Inhibition of the thyroid hormone pathway in Xenopus laevis by 2-mercaptobenzothiazole

Determining the effects of chemicals on the thyroid system is an important aspect of evaluating chemical safety from an endocrine disrupter perspective. Since there are numerous chemicals to test and limited resources, prioritizing chemicals for subsequent in vivo testing is critical. 2-Mercaptobenzothiazole (MBT), a high production volume chemical, was tested and shown to inhibit thyroid peroxidase (TPO) enzyme activity in vitro, a key enzyme necessary for the synthesis of thyroid hormone. To determine the thyroid disrupting activity of MBT in vivo, Xenopus laevis larvae were exposed using 7- and 21-day protocols. The 7-day protocol used 18–357 μg/L MBT concentrations and evaluated: metamorphic development, thyroid histology, circulating T4, circulating thyroid stimulating hormone, thyroidal sodium-iodide symporter gene expression, and thyroidal T4, T3, and related iodo-amino acids. The 21-day protocol used 23–435 μg/L MBT concentrations and evaluated metamorphic development and thyroid histology. Both protocols demonstrated that MBT is a thyroid disrupting chemical at the lowest concentrations tested. These studies complement the in vitro study used to identify MBT as a high priority for in vivo testing, supporting the utility/predictive potential of a tiered approach to testing chemicals for TPO activity inhibition. The 7-day study, with more comprehensive, sensitive, and diagnostic endpoints, provides information at intermediate biological levels that enables linking various endpoints in a robust and integrated pathway for thyroid hormone disruption associated with TPO inhibition.

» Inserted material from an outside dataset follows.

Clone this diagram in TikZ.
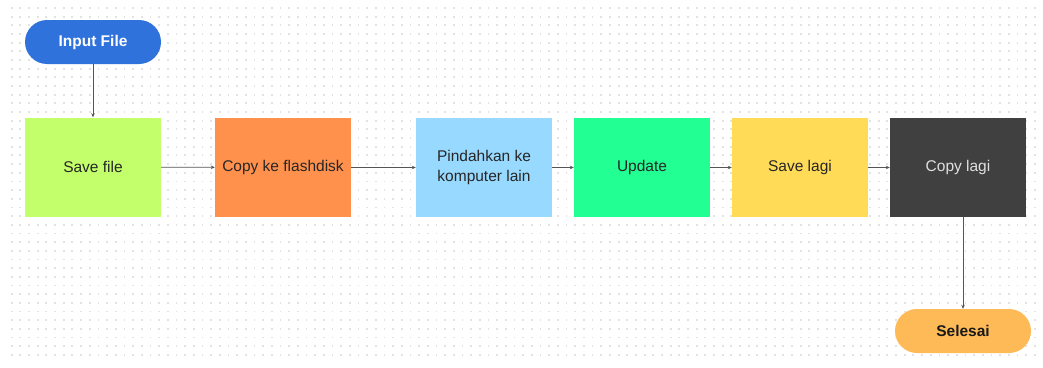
\documentclass[tikz,border=0pt]{standalone}
\usepackage{fontspec}
\setmainfont{Liberation Sans}
\usetikzlibrary{arrows.meta}
\definecolor{cblue}{HTML}{2F72DB}
\definecolor{clime}{HTML}{C2FF6B}
\definecolor{corange}{HTML}{FF914D}
\definecolor{csky}{HTML}{98D9FF}
\definecolor{cgreen}{HTML}{22FF93}
\definecolor{cyellow}{HTML}{FFDB58}
\definecolor{cdark}{HTML}{404040}
\definecolor{cpeach}{HTML}{FDBA57}
\definecolor{cdot}{HTML}{E2E2E2}
\definecolor{cline}{HTML}{555555}
\tikzset{
  box/.style={rectangle, minimum width=136pt, minimum height=99pt, inner sep=2pt, align=center, font=\fontsize{15.5}{20}\selectfont, text=black!85},
  pill/.style={rectangle, rounded corners=22pt, minimum width=136pt, minimum height=44pt, inner sep=0pt, font=\fontsize{15.5}{18}\selectfont\bfseries},
  conn/.style={draw=cline, line width=0.8pt, -{Stealth[length=4pt,width=3.5pt]}}
}
\begin{document}
\begin{tikzpicture}[x=1pt,y=-1pt]
\useasboundingbox (0,0) rectangle (1043,367);
\fill[white] (0,0) rectangle (1043,367);
\foreach \i in {0,...,118}{
  \foreach \j in {0,...,40}{
    \fill[cdot] ({11.7+8.67*\i-0.9},{8.0+8.67*\j-0.9}) rectangle ++(1.8,1.8);
  }
}
\node[pill, fill=cblue, text=white] (in) at (93,42) {Input File};
\node[box, fill=clime] (s1) at (93,167) {Save file};
\node[box, fill=corange] (s2) at (283,167.5) {Copy ke flashdisk};
\node[box, fill=csky] (s3) at (484,167.5) {Pindahkan ke\\komputer lain};
\node[box, fill=cgreen] (s4) at (642,167.5) {Update};
\node[box, fill=cyellow] (s5) at (800,167.5) {Save lagi};
\node[box, fill=cdark, text=white!88!black] (s6) at (958,167.5) {Copy lagi};
\node[pill, fill=cpeach, text=black!90] (out) at (963,331) {Selesai};
\coordinate (s6b) at (963,217);
\draw[conn] (in) -- (s1);
\draw[conn] (s1) -- (s2);
\draw[conn] (s2) -- (s3);
\draw[conn] (s3) -- (s4);
\draw[conn] (s4) -- (s5);
\draw[conn] (s5) -- (s6);
\draw[conn] (s6b) -- (out);
\end{tikzpicture}
\end{document}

► 2-Mercaptobenzothiazole (MBT) was identified in vitro as a novel inhibitor of thyroid peroxidase, a key enzyme in thyroid hormone synthesis.
► MBT was shown to disrupt normal thyroid function in amphibians at aqueous concentrations in the low μg/L range.
► A variety of endpoints from different biological levels responded consistently, establishing linkages among the endpoints.
► NIS gene expression appears to be a robust and sensitive endpoint that could be used as an indicator of HPT compensation.
► Discordant results among mammalian and amphibian studies suggest that factors determining sensitivity need to be addressed.